The Schneekarhütte hut slowly disappears into a sea of clouds. On a clear day, Thomas tells me, the views up here are amazing. "You can enjoy a 270-degree panorama of the Zillertal Alps, from the Tristner mountain and the Grünberg peak to the craggy summit of the Zsigmondyspitze. "I was born and raised here, but when the sun is shining and the snow is deep there are some views which still take my breath away." This profound love of the place can be seen on his Instagram site called becknaphoto, where Thomas regularly posts snaps showing the beauty of the Zillertal Valley.
Ski slope in Mayrhofen.
15:00 // Time for a little shopping
Thomas at the Mountain Shop with Patrick Hörhager.
"The Mountain Shop on the main road, which is owned and operated by the Hörhager family, is for me the place to go when it comes to outdoor sports equipment and clothing.
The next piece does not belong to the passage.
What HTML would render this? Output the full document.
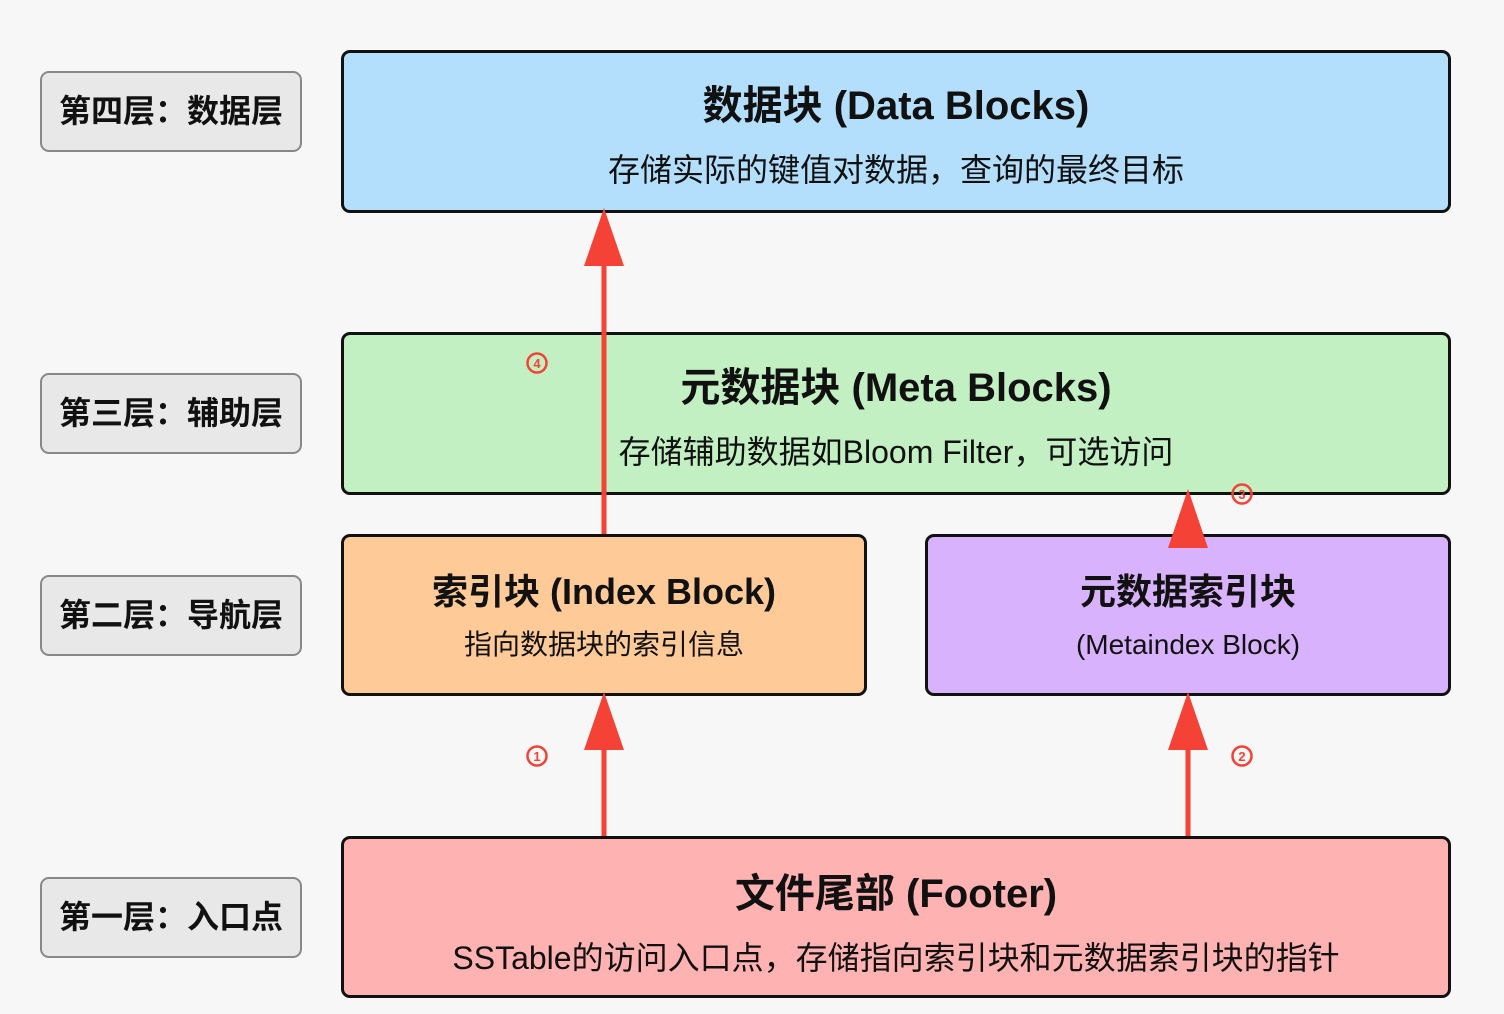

Patrick Hörhager is a passionate paraglider pilot himself and has competed in – and won – tough relay and endurance races such as the Dolomitenmann in East Tirol and RISE&FALL in Mayrhofen. They know exactly what they are talking about and will make sure you get the gear you need," he says. It is here that Thomas recently bought his new avalanche backpack with an in-built airbag. Patrick explains how the airbag system works in case of an avalanche. The Mountain Shop also stocks the "Unbreakable" eyewear line by local Tirolean sunglass brand Gloryfy.
Afterwards we meet good friend and fellow snowboarder Wolfgang Nyvelt, aka "Wolle", who has invented the Äsmo Pow-Surfer, a board where he has ditched traditional snowboarding bindings for the freedom of riding pow just like on a surfboard. Using this pow-surfer means riding the deep and the steep just like the waves of Bali – a serious challenge but an amazing feeling if you have the skills.
16:30 // Where to stay the night
From high-end luxury and typical rustic mountain lodging to quaint B&Bs, Mayrhofen offers an accommodation option for every taste and budget. If you can stretch to it, the four-star Hotel Elisabeth is Thomas’ number one tip. Owned and operated by the Moigg family, it is a short walk from the centre of Mayrhofen. "For me, it's the best of both worlds – traditional but contemporary. It is authentic and has a casual, laid-back feel to it. It's not the cheapest place in town, but it really is worth it," says Thomas.
Our day at Mayrhofen comes to an end at Landhaus Carla, the three-star hotel owned by Thomas’ parents. It is conveniently located right opposite to the terminus of the historic steam railway which runs the length of the Zillertal Valley.
Thomas can often be found at the hotel welcoming guests and giving them tips on what to see and do in the region. "What sets the Zillertal Valley and its people apart from others is that we always strive to exceed our guests’ expectations. For us locals, hospitality is a way of life. There is a lot of tourism here these days, for sure, but we aim to treat everyone as a friend. In the mornings I am here to help answer any questions guests may have while they are on holiday. I tell them where to find the best snow and the most memorable lines depending on the snow conditions and weather. I think people appreciate things like that." It's been a great day exploring Mayrhofen together. Thanks a lot, Thomas!